# START OF Dataset content

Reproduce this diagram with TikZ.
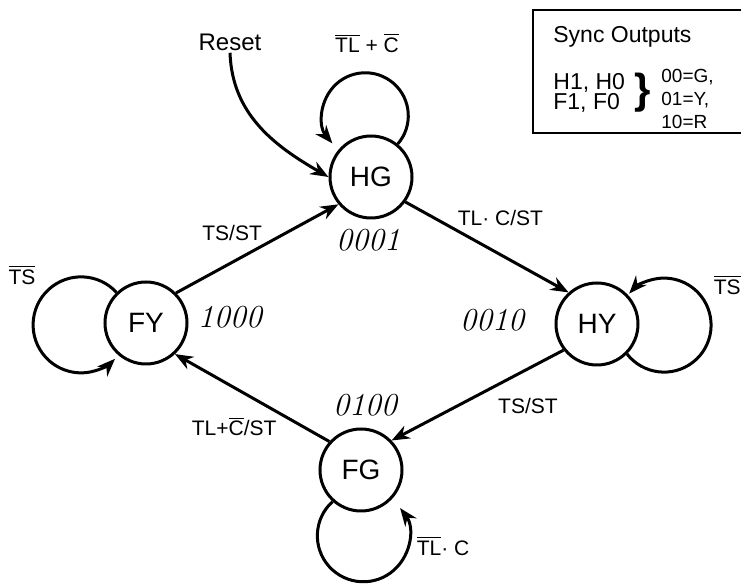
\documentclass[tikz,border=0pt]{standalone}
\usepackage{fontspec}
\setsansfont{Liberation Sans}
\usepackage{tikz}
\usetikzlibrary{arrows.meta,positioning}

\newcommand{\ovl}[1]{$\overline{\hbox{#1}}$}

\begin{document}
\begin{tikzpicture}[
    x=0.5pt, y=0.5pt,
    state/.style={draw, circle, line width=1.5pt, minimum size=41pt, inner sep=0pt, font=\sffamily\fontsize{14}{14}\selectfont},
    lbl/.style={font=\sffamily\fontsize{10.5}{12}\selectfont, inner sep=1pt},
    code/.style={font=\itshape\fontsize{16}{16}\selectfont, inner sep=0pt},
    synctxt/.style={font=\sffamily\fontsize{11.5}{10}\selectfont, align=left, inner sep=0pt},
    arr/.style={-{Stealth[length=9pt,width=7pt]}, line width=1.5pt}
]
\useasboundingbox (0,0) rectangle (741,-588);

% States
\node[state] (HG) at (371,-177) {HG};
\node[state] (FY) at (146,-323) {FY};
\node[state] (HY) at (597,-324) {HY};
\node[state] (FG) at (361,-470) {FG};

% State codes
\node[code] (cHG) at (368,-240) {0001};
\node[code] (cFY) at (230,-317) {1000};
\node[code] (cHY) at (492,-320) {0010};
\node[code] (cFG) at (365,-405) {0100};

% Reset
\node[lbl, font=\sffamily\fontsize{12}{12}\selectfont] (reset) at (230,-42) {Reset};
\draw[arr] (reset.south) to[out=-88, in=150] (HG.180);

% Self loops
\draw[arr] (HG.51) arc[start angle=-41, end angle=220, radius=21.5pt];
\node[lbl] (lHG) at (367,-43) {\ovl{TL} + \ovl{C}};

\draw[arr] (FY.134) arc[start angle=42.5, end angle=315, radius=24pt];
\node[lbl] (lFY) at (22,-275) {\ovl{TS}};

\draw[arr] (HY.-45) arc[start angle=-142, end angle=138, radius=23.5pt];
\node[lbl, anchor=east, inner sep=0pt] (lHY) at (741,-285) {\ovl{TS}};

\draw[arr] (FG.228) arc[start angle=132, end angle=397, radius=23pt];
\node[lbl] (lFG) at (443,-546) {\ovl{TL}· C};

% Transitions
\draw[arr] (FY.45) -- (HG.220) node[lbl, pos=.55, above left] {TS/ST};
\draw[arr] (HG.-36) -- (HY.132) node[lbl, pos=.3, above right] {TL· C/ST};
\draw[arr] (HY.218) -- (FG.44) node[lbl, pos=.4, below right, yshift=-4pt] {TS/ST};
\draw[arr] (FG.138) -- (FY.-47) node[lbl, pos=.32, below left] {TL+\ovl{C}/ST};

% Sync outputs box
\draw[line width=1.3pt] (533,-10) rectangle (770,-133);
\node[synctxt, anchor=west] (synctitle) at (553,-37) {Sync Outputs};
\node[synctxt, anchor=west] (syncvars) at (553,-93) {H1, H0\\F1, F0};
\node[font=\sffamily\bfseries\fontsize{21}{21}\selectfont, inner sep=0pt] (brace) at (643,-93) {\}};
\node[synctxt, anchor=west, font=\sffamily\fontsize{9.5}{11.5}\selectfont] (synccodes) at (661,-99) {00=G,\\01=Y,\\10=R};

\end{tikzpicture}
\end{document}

# END OF Dataset content

▶ _Task prompt_
Copy the material exactly. Do not include the pictures.

▶ _Written response_
Reproduce this diagram with TikZ.
\documentclass[tikz,border=0pt]{standalone}
\usepackage{fontspec}
\setsansfont{Liberation Sans}
\usepackage{tikz}
\usetikzlibrary{arrows.meta,positioning}

\newcommand{\ovl}[1]{$\overline{\hbox{#1}}$}

\begin{document}
\begin{tikzpicture}[
    x=0.5pt, y=0.5pt,
    state/.style={draw, circle, line width=1.5pt, minimum size=41pt, inner sep=0pt, font=\sffamily\fontsize{14}{14}\selectfont},
    lbl/.style={font=\sffamily\fontsize{10.5}{12}\selectfont, inner sep=1pt},
    code/.style={font=\itshape\fontsize{16}{16}\selectfont, inner sep=0pt},
    synctxt/.style={font=\sffamily\fontsize{11.5}{10}\selectfont, align=left, inner sep=0pt},
    arr/.style={-{Stealth[length=9pt,width=7pt]}, line width=1.5pt}
]
\useasboundingbox (0,0) rectangle (741,-588);

% States
\node[state] (HG) at (371,-177) {HG};
\node[state] (FY) at (146,-323) {FY};
\node[state] (HY) at (597,-324) {HY};
\node[state] (FG) at (361,-470) {FG};

% State codes
\node[code] (cHG) at (368,-240) {0001};
\node[code] (cFY) at (230,-317) {1000};
\node[code] (cHY) at (492,-320) {0010};
\node[code] (cFG) at (365,-405) {0100};

% Reset
\node[lbl, font=\sffamily\fontsize{12}{12}\selectfont] (reset) at (230,-42) {Reset};
\draw[arr] (reset.south) to[out=-88, in=150] (HG.180);

% Self loops
\draw[arr] (HG.51) arc[start angle=-41, end angle=220, radius=21.5pt];
\node[lbl] (lHG) at (367,-43) {\ovl{TL} + \ovl{C}};

\draw[arr] (FY.134) arc[start angle=42.5, end angle=315, radius=24pt];
\node[lbl] (lFY) at (22,-275) {\ovl{TS}};

\draw[arr] (HY.-45) arc[start angle=-142, end angle=138, radius=23.5pt];
\node[lbl, anchor=east, inner sep=0pt] (lHY) at (741,-285) {\ovl{TS}};

\draw[arr] (FG.228) arc[start angle=132, end angle=397, radius=23pt];
\node[lbl] (lFG) at (443,-546) {\ovl{TL}· C};

% Transitions
\draw[arr] (FY.45) -- (HG.220) node[lbl, pos=.55, above left] {TS/ST};
\draw[arr] (HG.-36) -- (HY.132) node[lbl, pos=.3, above right] {TL· C/ST};
\draw[arr] (HY.218) -- (FG.44) node[lbl, pos=.4, below right, yshift=-4pt] {TS/ST};
\draw[arr] (FG.138) -- (FY.-47) node[lbl, pos=.32, below left] {TL+\ovl{C}/ST};

% Sync outputs box
\draw[line width=1.3pt] (533,-10) rectangle (770,-133);
\node[synctxt, anchor=west] (synctitle) at (553,-37) {Sync Outputs};
\node[synctxt, anchor=west] (syncvars) at (553,-93) {H1, H0\\F1, F0};
\node[font=\sffamily\bfseries\fontsize{21}{21}\selectfont, inner sep=0pt] (brace) at (643,-93) {\}};
\node[synctxt, anchor=west, font=\sffamily\fontsize{9.5}{11.5}\selectfont] (synccodes) at (661,-99) {00=G,\\01=Y,\\10=R};

\end{tikzpicture}
\end{document}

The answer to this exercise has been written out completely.